THE HOUSE OF FLYING DAGGERS (2004) was one of those lush martial arts fantasies that got US release in the wake of Crouching Tiger, Hidden Ddragon. Here the protagonists are a blind freedom fighter allied to the title revolutionaries and the government agent infiltrating the Daggers by playing her heroic rescuer, both of whom soon develop stronger feelings than is safe. This is more a tragic romance than the spectacular action movie I remembered, but the action is quite spectacular, such as the fight in the bamboo forest mid film. Well worth rewatching.“You will be more convincing with a dagger in your back.”
As I mentioned yesterday, I caught FRIDAY THE 13th (1980) on a big-screen TV during an outing with TYG. A very young Kevin Bacon is among the camp counselors who learn the legend of Jason, the boy who haunted the woods since his death. Only it’s not a legend and they’re all going to die brutally, aaagh! Can’t say it compares to Halloween or Nightmare on Elm Street.
I wasn’t much impressed by OCEAN’S 8 (2018) either. This spinoff stars Sandra Bullock as The Sister We Didn’t Know Danny Ocean Had (“Are all your family crooks?”), recruiting a team including longtime bud Cate Blanchett, hacker Rihanna, gem cutter Mindy Kaling and fashion designer Helena Bonham Carter to steal a priceless necklace from around the neck of Anne Hathaway and nail the squealer who sent Bullock up the river. Despite the strong cast, this is too generic, lacking either the twists or the character bits to make it click (though I liked it more than Ocean’s 13) — but I suppose at this point it’s like complaining about a Fast and Furious film being formulaic. “Somewhere out there, an eight year old girl is lying in bed, dreaming of becoming a criminal. This is for her.”

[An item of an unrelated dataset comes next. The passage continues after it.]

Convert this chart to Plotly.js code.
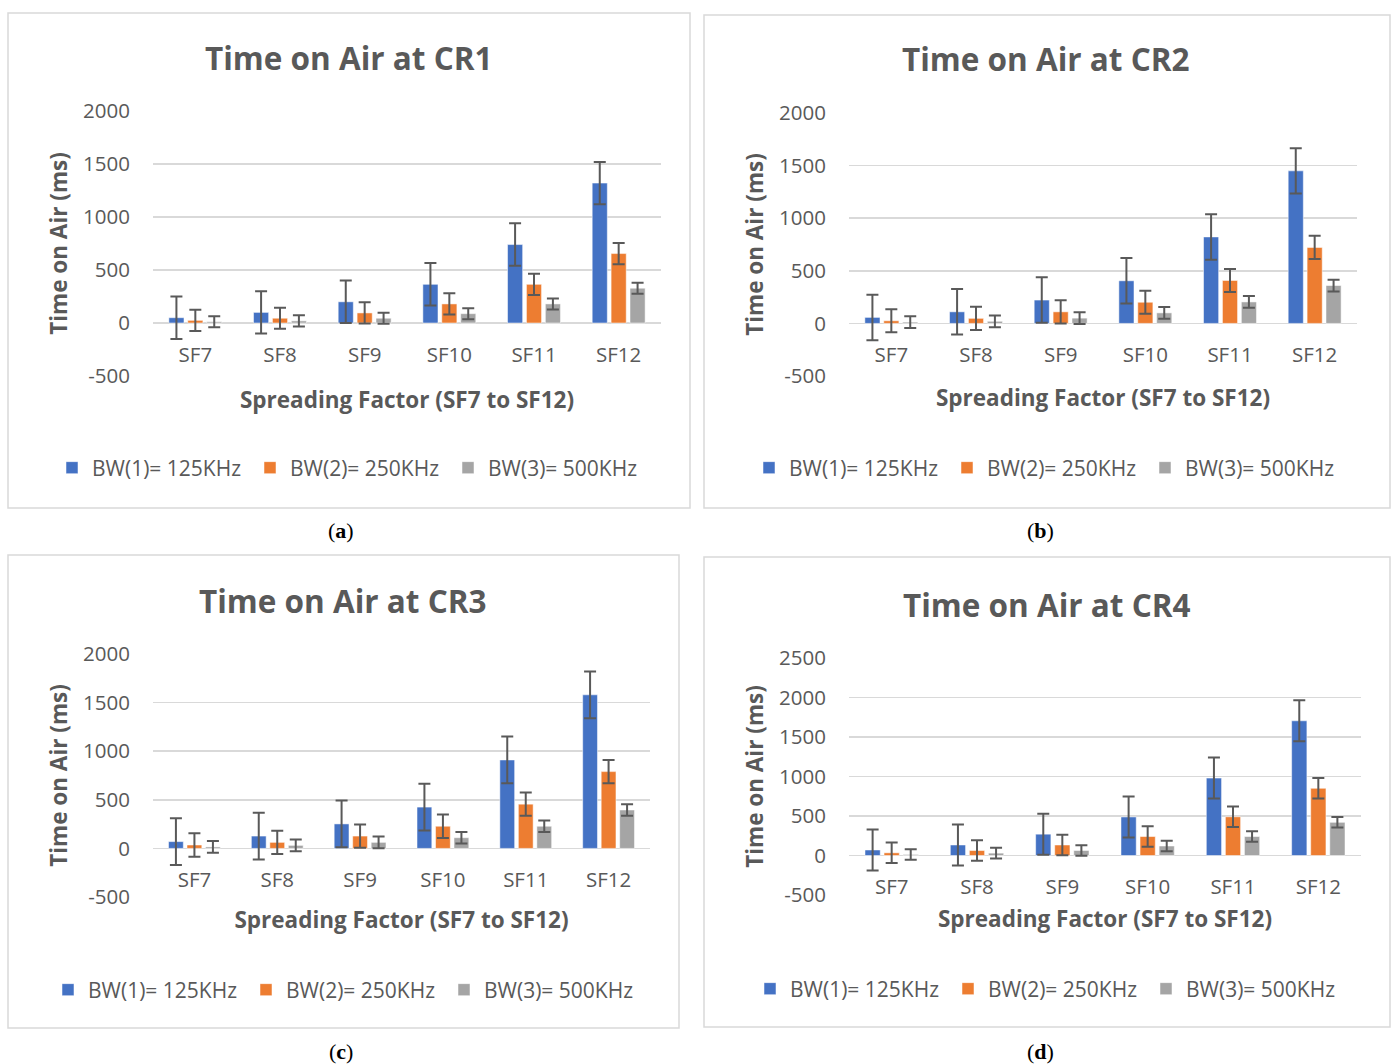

COCO (2017) is the charming Pixar story of a Mexican boy determined to follow in the footsteps of a legendary musician despite his family’s opposition. When he stumbles into the netherworld on the Dios de la Muertos, he learns not only the importance of the festival, his departed relatives give him some unexpected revelations about family history. Very good, and I like some of the little touches (Santos and Frida Kahlo among the celebrities of the afterlife). “A minute ago I thought my great-grandfather was a murderer. This is an upgrade!”